_EXERCISE OBJECTIVE_
Give the data again exactly as written, skipping any pictures.

_SOURCE MATERIAL_
==*==

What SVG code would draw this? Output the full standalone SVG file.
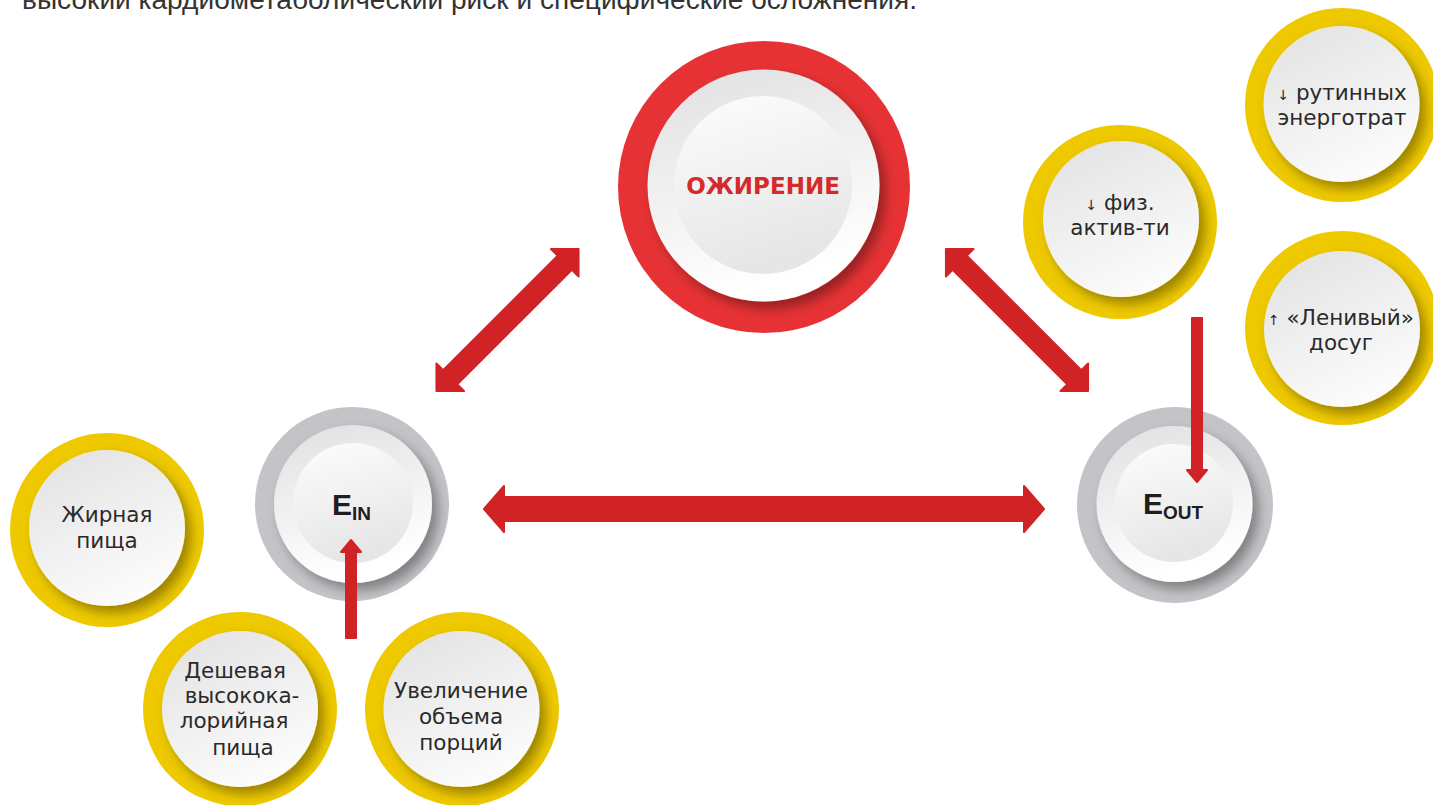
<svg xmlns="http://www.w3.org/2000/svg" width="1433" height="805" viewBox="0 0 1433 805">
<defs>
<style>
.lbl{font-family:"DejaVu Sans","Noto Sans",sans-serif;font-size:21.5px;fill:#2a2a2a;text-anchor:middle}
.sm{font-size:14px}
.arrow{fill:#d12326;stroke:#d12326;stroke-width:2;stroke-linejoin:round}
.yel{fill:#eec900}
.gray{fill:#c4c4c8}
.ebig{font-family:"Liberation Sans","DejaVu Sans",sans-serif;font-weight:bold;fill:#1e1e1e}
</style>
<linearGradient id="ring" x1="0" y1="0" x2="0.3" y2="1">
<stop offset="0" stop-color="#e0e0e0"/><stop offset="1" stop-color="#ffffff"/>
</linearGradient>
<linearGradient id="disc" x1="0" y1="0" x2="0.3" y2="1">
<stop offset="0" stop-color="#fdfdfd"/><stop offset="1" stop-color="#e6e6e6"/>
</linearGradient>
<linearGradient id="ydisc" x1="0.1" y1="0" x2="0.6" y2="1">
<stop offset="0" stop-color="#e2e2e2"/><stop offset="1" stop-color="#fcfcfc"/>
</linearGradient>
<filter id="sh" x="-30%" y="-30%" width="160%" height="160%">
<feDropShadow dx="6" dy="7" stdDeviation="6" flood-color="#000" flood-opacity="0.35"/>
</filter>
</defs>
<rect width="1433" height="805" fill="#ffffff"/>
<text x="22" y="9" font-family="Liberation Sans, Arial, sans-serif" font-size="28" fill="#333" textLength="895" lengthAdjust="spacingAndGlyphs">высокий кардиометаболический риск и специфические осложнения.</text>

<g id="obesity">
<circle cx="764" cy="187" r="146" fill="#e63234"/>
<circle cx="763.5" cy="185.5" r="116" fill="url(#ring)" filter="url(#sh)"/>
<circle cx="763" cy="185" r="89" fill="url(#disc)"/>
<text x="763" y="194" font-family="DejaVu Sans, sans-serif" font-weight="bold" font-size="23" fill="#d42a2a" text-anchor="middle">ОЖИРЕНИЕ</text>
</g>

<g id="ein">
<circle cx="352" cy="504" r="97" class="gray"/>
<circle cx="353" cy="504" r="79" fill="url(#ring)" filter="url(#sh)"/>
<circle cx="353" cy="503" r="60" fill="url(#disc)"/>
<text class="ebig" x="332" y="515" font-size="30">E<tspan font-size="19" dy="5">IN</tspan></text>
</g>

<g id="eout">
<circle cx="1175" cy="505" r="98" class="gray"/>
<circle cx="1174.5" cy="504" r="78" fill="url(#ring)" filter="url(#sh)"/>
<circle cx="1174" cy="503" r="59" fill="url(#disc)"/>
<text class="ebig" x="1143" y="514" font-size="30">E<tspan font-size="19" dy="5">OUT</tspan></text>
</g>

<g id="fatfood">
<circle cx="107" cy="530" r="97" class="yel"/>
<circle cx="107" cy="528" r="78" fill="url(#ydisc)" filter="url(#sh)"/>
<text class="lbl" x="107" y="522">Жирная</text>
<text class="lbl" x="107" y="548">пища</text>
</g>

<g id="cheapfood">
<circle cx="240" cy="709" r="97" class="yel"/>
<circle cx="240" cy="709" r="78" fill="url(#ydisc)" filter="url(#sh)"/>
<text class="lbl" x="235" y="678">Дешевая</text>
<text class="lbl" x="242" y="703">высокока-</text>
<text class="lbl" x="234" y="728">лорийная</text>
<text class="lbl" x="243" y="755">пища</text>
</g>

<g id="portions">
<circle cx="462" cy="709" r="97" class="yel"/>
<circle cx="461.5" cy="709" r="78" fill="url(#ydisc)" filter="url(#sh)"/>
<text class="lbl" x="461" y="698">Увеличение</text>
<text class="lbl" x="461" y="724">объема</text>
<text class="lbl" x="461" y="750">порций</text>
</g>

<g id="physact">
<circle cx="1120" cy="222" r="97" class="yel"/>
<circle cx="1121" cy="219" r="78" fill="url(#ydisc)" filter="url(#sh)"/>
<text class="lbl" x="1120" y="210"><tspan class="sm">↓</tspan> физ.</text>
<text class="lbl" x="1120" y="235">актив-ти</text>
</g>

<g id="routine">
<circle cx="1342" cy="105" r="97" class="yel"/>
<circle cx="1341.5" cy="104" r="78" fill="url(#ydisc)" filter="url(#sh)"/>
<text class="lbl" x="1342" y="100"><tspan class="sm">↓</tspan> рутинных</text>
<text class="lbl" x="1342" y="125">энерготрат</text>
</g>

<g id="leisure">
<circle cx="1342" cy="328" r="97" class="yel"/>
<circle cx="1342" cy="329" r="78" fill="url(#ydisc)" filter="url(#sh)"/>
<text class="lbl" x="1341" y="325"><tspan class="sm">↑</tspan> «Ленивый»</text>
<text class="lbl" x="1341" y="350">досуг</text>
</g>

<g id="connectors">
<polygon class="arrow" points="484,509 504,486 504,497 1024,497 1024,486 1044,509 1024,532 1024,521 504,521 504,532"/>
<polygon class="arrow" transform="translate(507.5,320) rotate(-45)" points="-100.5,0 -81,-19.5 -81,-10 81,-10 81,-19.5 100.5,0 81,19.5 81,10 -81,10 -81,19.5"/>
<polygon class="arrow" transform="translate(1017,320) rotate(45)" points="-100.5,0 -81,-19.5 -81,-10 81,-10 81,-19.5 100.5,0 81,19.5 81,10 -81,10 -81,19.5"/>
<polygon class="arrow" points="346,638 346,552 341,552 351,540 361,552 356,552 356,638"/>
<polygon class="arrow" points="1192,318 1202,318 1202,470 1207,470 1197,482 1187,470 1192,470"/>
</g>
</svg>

==*==

_RESULT FOR THIS EXERCISE_
What SVG code would draw this? Output the full standalone SVG file.
<svg xmlns="http://www.w3.org/2000/svg" width="1433" height="805" viewBox="0 0 1433 805">
<defs>
<style>
.lbl{font-family:"DejaVu Sans","Noto Sans",sans-serif;font-size:21.5px;fill:#2a2a2a;text-anchor:middle}
.sm{font-size:14px}
.arrow{fill:#d12326;stroke:#d12326;stroke-width:2;stroke-linejoin:round}
.yel{fill:#eec900}
.gray{fill:#c4c4c8}
.ebig{font-family:"Liberation Sans","DejaVu Sans",sans-serif;font-weight:bold;fill:#1e1e1e}
</style>
<linearGradient id="ring" x1="0" y1="0" x2="0.3" y2="1">
<stop offset="0" stop-color="#e0e0e0"/><stop offset="1" stop-color="#ffffff"/>
</linearGradient>
<linearGradient id="disc" x1="0" y1="0" x2="0.3" y2="1">
<stop offset="0" stop-color="#fdfdfd"/><stop offset="1" stop-color="#e6e6e6"/>
</linearGradient>
<linearGradient id="ydisc" x1="0.1" y1="0" x2="0.6" y2="1">
<stop offset="0" stop-color="#e2e2e2"/><stop offset="1" stop-color="#fcfcfc"/>
</linearGradient>
<filter id="sh" x="-30%" y="-30%" width="160%" height="160%">
<feDropShadow dx="6" dy="7" stdDeviation="6" flood-color="#000" flood-opacity="0.35"/>
</filter>
</defs>
<rect width="1433" height="805" fill="#ffffff"/>
<text x="22" y="9" font-family="Liberation Sans, Arial, sans-serif" font-size="28" fill="#333" textLength="895" lengthAdjust="spacingAndGlyphs">высокий кардиометаболический риск и специфические осложнения.</text>

<g id="obesity">
<circle cx="764" cy="187" r="146" fill="#e63234"/>
<circle cx="763.5" cy="185.5" r="116" fill="url(#ring)" filter="url(#sh)"/>
<circle cx="763" cy="185" r="89" fill="url(#disc)"/>
<text x="763" y="194" font-family="DejaVu Sans, sans-serif" font-weight="bold" font-size="23" fill="#d42a2a" text-anchor="middle">ОЖИРЕНИЕ</text>
</g>

<g id="ein">
<circle cx="352" cy="504" r="97" class="gray"/>
<circle cx="353" cy="504" r="79" fill="url(#ring)" filter="url(#sh)"/>
<circle cx="353" cy="503" r="60" fill="url(#disc)"/>
<text class="ebig" x="332" y="515" font-size="30">E<tspan font-size="19" dy="5">IN</tspan></text>
</g>

<g id="eout">
<circle cx="1175" cy="505" r="98" class="gray"/>
<circle cx="1174.5" cy="504" r="78" fill="url(#ring)" filter="url(#sh)"/>
<circle cx="1174" cy="503" r="59" fill="url(#disc)"/>
<text class="ebig" x="1143" y="514" font-size="30">E<tspan font-size="19" dy="5">OUT</tspan></text>
</g>

<g id="fatfood">
<circle cx="107" cy="530" r="97" class="yel"/>
<circle cx="107" cy="528" r="78" fill="url(#ydisc)" filter="url(#sh)"/>
<text class="lbl" x="107" y="522">Жирная</text>
<text class="lbl" x="107" y="548">пища</text>
</g>

<g id="cheapfood">
<circle cx="240" cy="709" r="97" class="yel"/>
<circle cx="240" cy="709" r="78" fill="url(#ydisc)" filter="url(#sh)"/>
<text class="lbl" x="235" y="678">Дешевая</text>
<text class="lbl" x="242" y="703">высокока-</text>
<text class="lbl" x="234" y="728">лорийная</text>
<text class="lbl" x="243" y="755">пища</text>
</g>

<g id="portions">
<circle cx="462" cy="709" r="97" class="yel"/>
<circle cx="461.5" cy="709" r="78" fill="url(#ydisc)" filter="url(#sh)"/>
<text class="lbl" x="461" y="698">Увеличение</text>
<text class="lbl" x="461" y="724">объема</text>
<text class="lbl" x="461" y="750">порций</text>
</g>

<g id="physact">
<circle cx="1120" cy="222" r="97" class="yel"/>
<circle cx="1121" cy="219" r="78" fill="url(#ydisc)" filter="url(#sh)"/>
<text class="lbl" x="1120" y="210"><tspan class="sm">↓</tspan> физ.</text>
<text class="lbl" x="1120" y="235">актив-ти</text>
</g>

<g id="routine">
<circle cx="1342" cy="105" r="97" class="yel"/>
<circle cx="1341.5" cy="104" r="78" fill="url(#ydisc)" filter="url(#sh)"/>
<text class="lbl" x="1342" y="100"><tspan class="sm">↓</tspan> рутинных</text>
<text class="lbl" x="1342" y="125">энерготрат</text>
</g>

<g id="leisure">
<circle cx="1342" cy="328" r="97" class="yel"/>
<circle cx="1342" cy="329" r="78" fill="url(#ydisc)" filter="url(#sh)"/>
<text class="lbl" x="1341" y="325"><tspan class="sm">↑</tspan> «Ленивый»</text>
<text class="lbl" x="1341" y="350">досуг</text>
</g>

<g id="connectors">
<polygon class="arrow" points="484,509 504,486 504,497 1024,497 1024,486 1044,509 1024,532 1024,521 504,521 504,532"/>
<polygon class="arrow" transform="translate(507.5,320) rotate(-45)" points="-100.5,0 -81,-19.5 -81,-10 81,-10 81,-19.5 100.5,0 81,19.5 81,10 -81,10 -81,19.5"/>
<polygon class="arrow" transform="translate(1017,320) rotate(45)" points="-100.5,0 -81,-19.5 -81,-10 81,-10 81,-19.5 100.5,0 81,19.5 81,10 -81,10 -81,19.5"/>
<polygon class="arrow" points="346,638 346,552 341,552 351,540 361,552 356,552 356,638"/>
<polygon class="arrow" points="1192,318 1202,318 1202,470 1207,470 1197,482 1187,470 1192,470"/>
</g>
</svg>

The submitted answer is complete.